You Have to Work at It

One of the lies that fiction has promulgated is that your one true love is waiting out in the world somewhere, and that this person is a perfect match for you. You need only to find them, then ride off into the sunset for your “happily ever after…” This is a destructive and dangerous conceit.

The truth is, even the best relationships between the most naturally compatible people are the result of a lot of hard work by both parties and a great investment of patience. People, being different, require a lot of interpretive conversation to establish a common vocabulary and syntax with each other. Cultural and educational backgrounds contribute to a certain worldview that is unique to each individual, and these worldviews don’t translate automatically. It’s up to both partners to present their worlds to each other, and find a commonality that lets them share in it together.
Personal expressions, colloquialisms, mannerisms and speech patterns are also unique, and arise from family and geographical origins. A turn of phrase or a joke to one person may be completely misinterpreted by another, but that’s where patience comes in. In any interpersonal relationship, a degree of patience is required to manage these missteps and educate each other about what does and doesn’t get communicated well.

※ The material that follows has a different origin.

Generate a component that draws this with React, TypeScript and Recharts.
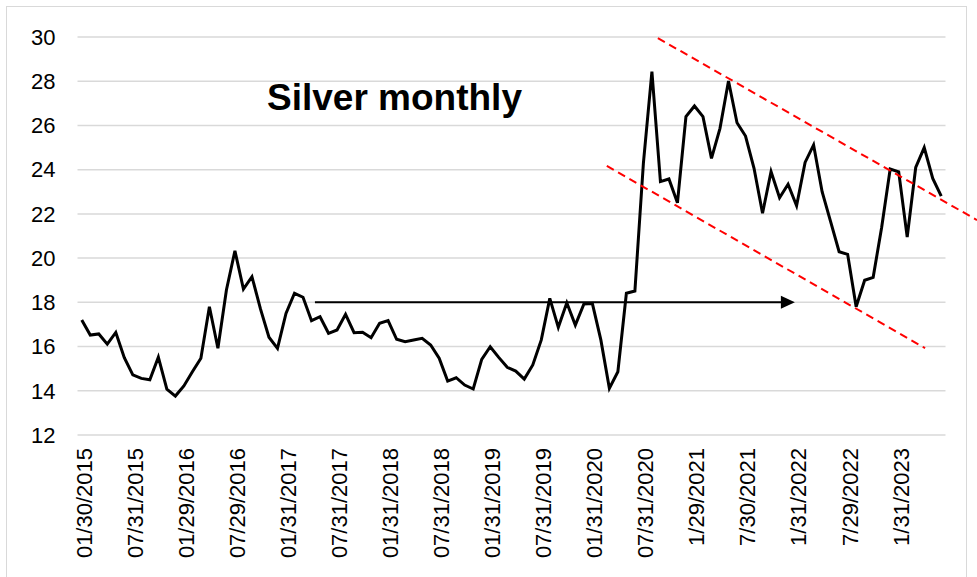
import React from 'react';
import { LineChart, Line, XAxis, YAxis, CartesianGrid, ReferenceLine } from 'recharts';

const dates: string[] = [
  '01/30/2015', '02/27/2015', '03/31/2015', '04/30/2015', '05/29/2015', '06/30/2015', '07/31/2015', '08/31/2015', '09/30/2015', '10/30/2015', '11/30/2015', '12/31/2015',
  '01/29/2016', '02/29/2016', '03/31/2016', '04/29/2016', '05/31/2016', '06/30/2016', '07/29/2016', '08/31/2016', '09/30/2016', '10/31/2016', '11/30/2016', '12/30/2016',
  '01/31/2017', '02/28/2017', '03/31/2017', '04/28/2017', '05/31/2017', '06/30/2017', '07/31/2017', '08/31/2017', '09/29/2017', '10/31/2017', '11/30/2017', '12/29/2017',
  '01/31/2018', '02/28/2018', '03/29/2018', '04/30/2018', '05/31/2018', '06/29/2018', '07/31/2018', '08/31/2018', '09/28/2018', '10/31/2018', '11/30/2018', '12/31/2018',
  '01/31/2019', '02/28/2019', '03/29/2019', '04/30/2019', '05/31/2019', '06/28/2019', '07/31/2019', '08/30/2019', '09/30/2019', '10/31/2019', '11/29/2019', '12/31/2019',
  '01/31/2020', '02/28/2020', '03/31/2020', '04/30/2020', '05/29/2020', '06/30/2020', '07/31/2020', '08/31/2020', '09/30/2020', '10/30/2020', '11/30/2020', '12/31/2020',
  '1/29/2021', '2/26/2021', '3/31/2021', '4/30/2021', '5/28/2021', '6/30/2021', '7/30/2021', '8/31/2021', '9/30/2021', '10/29/2021', '11/30/2021', '12/31/2021',
  '1/31/2022', '2/28/2022', '3/31/2022', '4/29/2022', '5/31/2022', '6/30/2022', '7/29/2022', '8/31/2022', '9/30/2022', '10/31/2022', '11/30/2022', '12/30/2022',
  '1/31/2023', '2/28/2023', '3/31/2023', '4/28/2023', '5/31/2023', '6/30/2023',
];

const prices: number[] = [
  17.2, 16.52, 16.57, 16.11, 16.64, 15.5, 14.72, 14.56, 14.5, 15.52, 14.07, 13.76,
  14.22, 14.86, 15.47, 17.8, 15.92, 18.56, 20.33, 18.6, 19.16, 17.7, 16.42, 15.92,
  17.5, 18.41, 18.23, 17.17, 17.35, 16.6, 16.75, 17.46, 16.63, 16.65, 16.4, 17.05,
  17.17, 16.33, 16.22, 16.3, 16.37, 16.07, 15.47, 14.44, 14.59, 14.26, 14.08, 15.42,
  15.99, 15.51, 15.06, 14.89, 14.53, 15.17, 16.3, 18.18, 16.87, 17.98, 16.97, 17.92,
  17.95, 16.3, 14.11, 14.86, 18.41, 18.51, 24.3, 28.43, 23.46, 23.58, 22.5, 26.4,
  26.88, 26.4, 24.51, 25.87, 28.01, 26.12, 25.52, 24.06, 22.03, 23.91, 22.73, 23.34,
  22.37, 24.33, 25.12, 23.0, 21.65, 20.29, 20.17, 17.8, 19.0, 19.13, 21.4, 24.03,
  23.9, 20.95, 24.1, 25.0, 23.6, 22.8,
];

const yTicks: number[] = [12, 14, 16, 18, 20, 22, 24, 26, 28, 30];
const xTickIndexes: number[] = [0, 6, 12, 18, 24, 30, 36, 42, 48, 54, 60, 66, 72, 78, 84, 90, 96];

const upperTrend = [{ x: 67.7, y: 29.95 }, { x: 105.2, y: 21.72 }];
const lowerTrend = [{ x: 61.7, y: 24.17 }, { x: 99.1, y: 15.93 }];
const flatArrow = [{ x: 27.4, y: 18 }, { x: 83.8, y: 18 }];

const title = 'Silver monthly';

const rows = dates.map((d, i) => ({ i, date: d, price: prices[i] }));

const FONT = '"Liberation Sans", Arial, sans-serif';

const XTick = (props: any) => {
  const { x, y, payload } = props;
  const cx = x + 2;
  return (
    <text
      x={cx}
      y={y}
      transform={`rotate(-90 ${cx} ${y})`}
      textAnchor="end"
      dy="0.36em"
      fill="#000"
      fontSize={22}
      fontFamily={FONT}
    >
      {dates[payload.value]}
    </text>
  );
};

const ArrowShape = (p: any) => {
  const { x1, y1, x2, y2 } = p;
  return (
    <g>
      <line x1={x1} y1={y1} x2={x2 - 10} y2={y2} stroke="#000" strokeWidth={2} />
      <polygon points={`${x2},${y2} ${x2 - 14},${y2 - 6.5} ${x2 - 14},${y2 + 6.5}`} fill="#000" />
    </g>
  );
};

export default function App() {
  return (
    <div style={{ position: 'absolute', left: 0, top: 0, width: 977, height: 577, background: '#fff', overflow: 'hidden' }}>
      <div
        style={{
          position: 'absolute',
          left: 6,
          top: 6,
          width: 961,
          height: 600,
          border: '1.5px solid #d9d9d9',
          boxSizing: 'border-box',
        }}
      />
      <div style={{ position: 'absolute', left: 0, top: 0 }}>
        <LineChart width={977} height={577} data={rows} margin={{ top: 37, right: 31.5, left: 17.5, bottom: 0 }}>
          <CartesianGrid horizontal vertical={false} stroke="#d9d9d9" strokeWidth={1.5} />
          <XAxis
            type="number"
            dataKey="i"
            domain={[-0.5, 101.5]}
            ticks={xTickIndexes}
            interval={0}
            height={142}
            axisLine={false}
            tickLine={false}
            tickSize={5}
            tickMargin={8}
            tick={<XTick />}
          />
          <YAxis
            type="number"
            domain={[12, 30]}
            ticks={yTicks}
            interval={0}
            width={60}
            axisLine={false}
            tickLine={false}
            tickSize={14}
            tickMargin={8}
            tick={{ fill: '#000', fontSize: 22, fontFamily: FONT }}
          />
          <Line
            type="linear"
            dataKey="price"
            stroke="#000"
            strokeWidth={3}
            dot={false}
            isAnimationActive={false}
          />
          <ReferenceLine segment={upperTrend} stroke="#ff0000" strokeWidth={2} strokeDasharray="8 5" ifOverflow="visible" />
          <ReferenceLine segment={lowerTrend} stroke="#ff0000" strokeWidth={2} strokeDasharray="8 5" ifOverflow="visible" />
          <ReferenceLine segment={flatArrow} ifOverflow="visible" shape={ArrowShape} />
        </LineChart>
      </div>
      <div
        style={{
          position: 'absolute',
          left: 267,
          top: 78.7,
          fontFamily: FONT,
          fontWeight: 'bold',
          fontSize: 37,
          lineHeight: '37px',
          color: '#000',
          whiteSpace: 'nowrap',
        }}
      >
        {title}
      </div>
    </div>
  );
}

Even when the background, upbringing and education are identical, each individual person has their own internal perspective on life that is incommensurable with anyone else’s. The most we can hope for is to make a piece of it intelligible, and be open to growth and change. Successful relationships are the result of two people taking a leap of faith to want to understand the other’s existence, and working tirelessly to build a means, together, of expressing themselves and sharing with each other.
And this is all common knowledge.
Common knowledge, though, is not always so common. The danger of looking for that “one true love” is that every relationship, even the best, requires a great deal of effort to bridge the gap between two infinitely different people. If you do not accept this, then you will pass up every opportunity for true happiness because you believe that work and those initial miscommunications are indicative of the individual in question not  being your true love, when really they just required a little bit of work, like everyone would. Our divorce rate has skyrocketed because no one remembers that relationships need commitment and drive to succeed for the long haul. People expect to live happily ever after without owning up to the responsibility of creating that happiness, and this puts unreasonable demands on their partner to be that perfect match, without putting in the sheer manhours to make it happen. You have to work at it, just like anything else worthwhile.
Again, this is all common knowledge. But my girlfriend just broke up with me, and it was because she thought we argued too much, and that those disagreements were indicative of us not being “meant to be.” I wanted to overcome the obstacles in our communication, but she thought it wasn’t worth it, because we were just incompatible.
You have to work at it, but you can’t work at it alone.